(Stated problem):
The data below should be printed in full, exactly, and without any of its images.

╭──

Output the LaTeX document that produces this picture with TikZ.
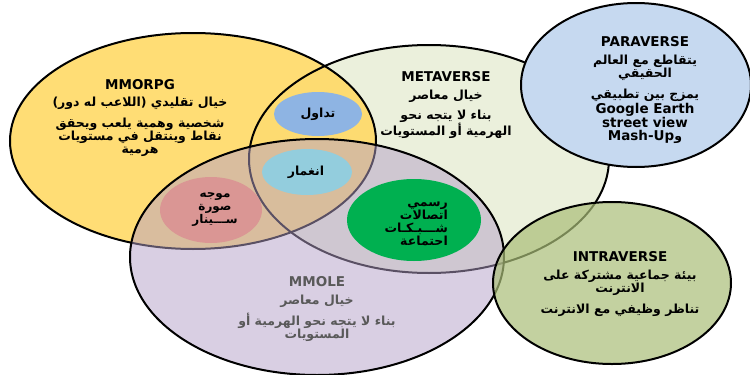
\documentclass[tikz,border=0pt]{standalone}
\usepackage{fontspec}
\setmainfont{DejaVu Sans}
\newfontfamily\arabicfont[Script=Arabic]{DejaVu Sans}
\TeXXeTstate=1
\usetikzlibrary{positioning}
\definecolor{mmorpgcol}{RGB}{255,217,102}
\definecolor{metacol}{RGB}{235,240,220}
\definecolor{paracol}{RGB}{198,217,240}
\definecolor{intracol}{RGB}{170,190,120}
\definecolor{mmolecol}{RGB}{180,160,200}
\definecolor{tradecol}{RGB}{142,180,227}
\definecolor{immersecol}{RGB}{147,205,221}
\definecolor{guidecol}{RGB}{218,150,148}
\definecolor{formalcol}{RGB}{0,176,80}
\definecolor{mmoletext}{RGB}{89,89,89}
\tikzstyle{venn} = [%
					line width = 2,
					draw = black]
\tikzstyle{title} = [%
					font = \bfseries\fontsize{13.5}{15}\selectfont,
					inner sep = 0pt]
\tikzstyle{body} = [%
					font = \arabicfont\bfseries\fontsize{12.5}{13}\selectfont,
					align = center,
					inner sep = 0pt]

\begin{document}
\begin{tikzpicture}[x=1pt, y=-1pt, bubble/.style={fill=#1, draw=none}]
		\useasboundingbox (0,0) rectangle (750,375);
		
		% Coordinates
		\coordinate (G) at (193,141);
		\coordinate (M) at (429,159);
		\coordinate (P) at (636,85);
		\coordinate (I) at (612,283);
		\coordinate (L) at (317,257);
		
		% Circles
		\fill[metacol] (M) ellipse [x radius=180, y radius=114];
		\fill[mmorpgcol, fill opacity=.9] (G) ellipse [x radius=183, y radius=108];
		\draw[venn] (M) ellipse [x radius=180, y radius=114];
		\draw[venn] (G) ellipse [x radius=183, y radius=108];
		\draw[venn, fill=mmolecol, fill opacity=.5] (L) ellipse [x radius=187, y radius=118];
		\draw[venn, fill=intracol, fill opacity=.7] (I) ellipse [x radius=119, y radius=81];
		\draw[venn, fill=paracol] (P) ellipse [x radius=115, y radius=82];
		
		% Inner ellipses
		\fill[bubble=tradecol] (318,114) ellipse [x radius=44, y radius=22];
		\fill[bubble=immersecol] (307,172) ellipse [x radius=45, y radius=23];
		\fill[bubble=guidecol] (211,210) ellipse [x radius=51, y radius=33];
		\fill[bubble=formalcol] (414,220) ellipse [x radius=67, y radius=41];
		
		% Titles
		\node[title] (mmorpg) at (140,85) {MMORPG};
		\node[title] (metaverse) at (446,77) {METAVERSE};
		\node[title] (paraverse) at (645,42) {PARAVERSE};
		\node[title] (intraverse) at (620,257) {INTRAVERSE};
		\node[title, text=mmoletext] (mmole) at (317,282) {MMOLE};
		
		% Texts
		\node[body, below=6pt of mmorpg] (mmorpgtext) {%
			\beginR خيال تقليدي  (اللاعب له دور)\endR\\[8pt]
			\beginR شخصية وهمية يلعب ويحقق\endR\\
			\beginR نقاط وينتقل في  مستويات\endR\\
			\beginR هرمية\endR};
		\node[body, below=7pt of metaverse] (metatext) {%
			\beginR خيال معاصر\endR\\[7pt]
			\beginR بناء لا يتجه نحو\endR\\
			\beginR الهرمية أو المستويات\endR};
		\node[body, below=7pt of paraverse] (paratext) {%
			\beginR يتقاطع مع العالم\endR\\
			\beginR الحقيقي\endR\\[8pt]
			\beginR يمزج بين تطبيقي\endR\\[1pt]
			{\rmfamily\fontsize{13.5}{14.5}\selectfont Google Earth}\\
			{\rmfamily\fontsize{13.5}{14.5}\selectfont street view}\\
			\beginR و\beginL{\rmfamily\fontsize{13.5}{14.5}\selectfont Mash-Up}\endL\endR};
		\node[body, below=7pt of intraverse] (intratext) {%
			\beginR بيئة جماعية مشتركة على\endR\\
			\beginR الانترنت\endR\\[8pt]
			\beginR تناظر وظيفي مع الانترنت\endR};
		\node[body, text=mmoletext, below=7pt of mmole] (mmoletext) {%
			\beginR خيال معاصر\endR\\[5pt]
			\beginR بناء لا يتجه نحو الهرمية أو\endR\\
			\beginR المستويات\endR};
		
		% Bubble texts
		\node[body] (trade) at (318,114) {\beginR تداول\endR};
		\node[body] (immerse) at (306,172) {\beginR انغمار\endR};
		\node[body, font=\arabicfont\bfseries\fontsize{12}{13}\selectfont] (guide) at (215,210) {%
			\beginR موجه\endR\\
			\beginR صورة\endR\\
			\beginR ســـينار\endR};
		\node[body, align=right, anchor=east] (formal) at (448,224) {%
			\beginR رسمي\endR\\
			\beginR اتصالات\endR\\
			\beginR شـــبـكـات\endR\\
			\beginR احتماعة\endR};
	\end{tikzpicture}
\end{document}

╰──

(Exercise result):
Output the LaTeX document that produces this picture with TikZ.
\documentclass[tikz,border=0pt]{standalone}
\usepackage{fontspec}
\setmainfont{DejaVu Sans}
\newfontfamily\arabicfont[Script=Arabic]{DejaVu Sans}
\TeXXeTstate=1
\usetikzlibrary{positioning}
\definecolor{mmorpgcol}{RGB}{255,217,102}
\definecolor{metacol}{RGB}{235,240,220}
\definecolor{paracol}{RGB}{198,217,240}
\definecolor{intracol}{RGB}{170,190,120}
\definecolor{mmolecol}{RGB}{180,160,200}
\definecolor{tradecol}{RGB}{142,180,227}
\definecolor{immersecol}{RGB}{147,205,221}
\definecolor{guidecol}{RGB}{218,150,148}
\definecolor{formalcol}{RGB}{0,176,80}
\definecolor{mmoletext}{RGB}{89,89,89}
\tikzstyle{venn} = [%
					line width = 2,
					draw = black]
\tikzstyle{title} = [%
					font = \bfseries\fontsize{13.5}{15}\selectfont,
					inner sep = 0pt]
\tikzstyle{body} = [%
					font = \arabicfont\bfseries\fontsize{12.5}{13}\selectfont,
					align = center,
					inner sep = 0pt]

\begin{document}
\begin{tikzpicture}[x=1pt, y=-1pt, bubble/.style={fill=#1, draw=none}]
		\useasboundingbox (0,0) rectangle (750,375);
		
		% Coordinates
		\coordinate (G) at (193,141);
		\coordinate (M) at (429,159);
		\coordinate (P) at (636,85);
		\coordinate (I) at (612,283);
		\coordinate (L) at (317,257);
		
		% Circles
		\fill[metacol] (M) ellipse [x radius=180, y radius=114];
		\fill[mmorpgcol, fill opacity=.9] (G) ellipse [x radius=183, y radius=108];
		\draw[venn] (M) ellipse [x radius=180, y radius=114];
		\draw[venn] (G) ellipse [x radius=183, y radius=108];
		\draw[venn, fill=mmolecol, fill opacity=.5] (L) ellipse [x radius=187, y radius=118];
		\draw[venn, fill=intracol, fill opacity=.7] (I) ellipse [x radius=119, y radius=81];
		\draw[venn, fill=paracol] (P) ellipse [x radius=115, y radius=82];
		
		% Inner ellipses
		\fill[bubble=tradecol] (318,114) ellipse [x radius=44, y radius=22];
		\fill[bubble=immersecol] (307,172) ellipse [x radius=45, y radius=23];
		\fill[bubble=guidecol] (211,210) ellipse [x radius=51, y radius=33];
		\fill[bubble=formalcol] (414,220) ellipse [x radius=67, y radius=41];
		
		% Titles
		\node[title] (mmorpg) at (140,85) {MMORPG};
		\node[title] (metaverse) at (446,77) {METAVERSE};
		\node[title] (paraverse) at (645,42) {PARAVERSE};
		\node[title] (intraverse) at (620,257) {INTRAVERSE};
		\node[title, text=mmoletext] (mmole) at (317,282) {MMOLE};
		
		% Texts
		\node[body, below=6pt of mmorpg] (mmorpgtext) {%
			\beginR خيال تقليدي  (اللاعب له دور)\endR\\[8pt]
			\beginR شخصية وهمية يلعب ويحقق\endR\\
			\beginR نقاط وينتقل في  مستويات\endR\\
			\beginR هرمية\endR};
		\node[body, below=7pt of metaverse] (metatext) {%
			\beginR خيال معاصر\endR\\[7pt]
			\beginR بناء لا يتجه نحو\endR\\
			\beginR الهرمية أو المستويات\endR};
		\node[body, below=7pt of paraverse] (paratext) {%
			\beginR يتقاطع مع العالم\endR\\
			\beginR الحقيقي\endR\\[8pt]
			\beginR يمزج بين تطبيقي\endR\\[1pt]
			{\rmfamily\fontsize{13.5}{14.5}\selectfont Google Earth}\\
			{\rmfamily\fontsize{13.5}{14.5}\selectfont street view}\\
			\beginR و\beginL{\rmfamily\fontsize{13.5}{14.5}\selectfont Mash-Up}\endL\endR};
		\node[body, below=7pt of intraverse] (intratext) {%
			\beginR بيئة جماعية مشتركة على\endR\\
			\beginR الانترنت\endR\\[8pt]
			\beginR تناظر وظيفي مع الانترنت\endR};
		\node[body, text=mmoletext, below=7pt of mmole] (mmoletext) {%
			\beginR خيال معاصر\endR\\[5pt]
			\beginR بناء لا يتجه نحو الهرمية أو\endR\\
			\beginR المستويات\endR};
		
		% Bubble texts
		\node[body] (trade) at (318,114) {\beginR تداول\endR};
		\node[body] (immerse) at (306,172) {\beginR انغمار\endR};
		\node[body, font=\arabicfont\bfseries\fontsize{12}{13}\selectfont] (guide) at (215,210) {%
			\beginR موجه\endR\\
			\beginR صورة\endR\\
			\beginR ســـينار\endR};
		\node[body, align=right, anchor=east] (formal) at (448,224) {%
			\beginR رسمي\endR\\
			\beginR اتصالات\endR\\
			\beginR شـــبـكـات\endR\\
			\beginR احتماعة\endR};
	\end{tikzpicture}
\end{document}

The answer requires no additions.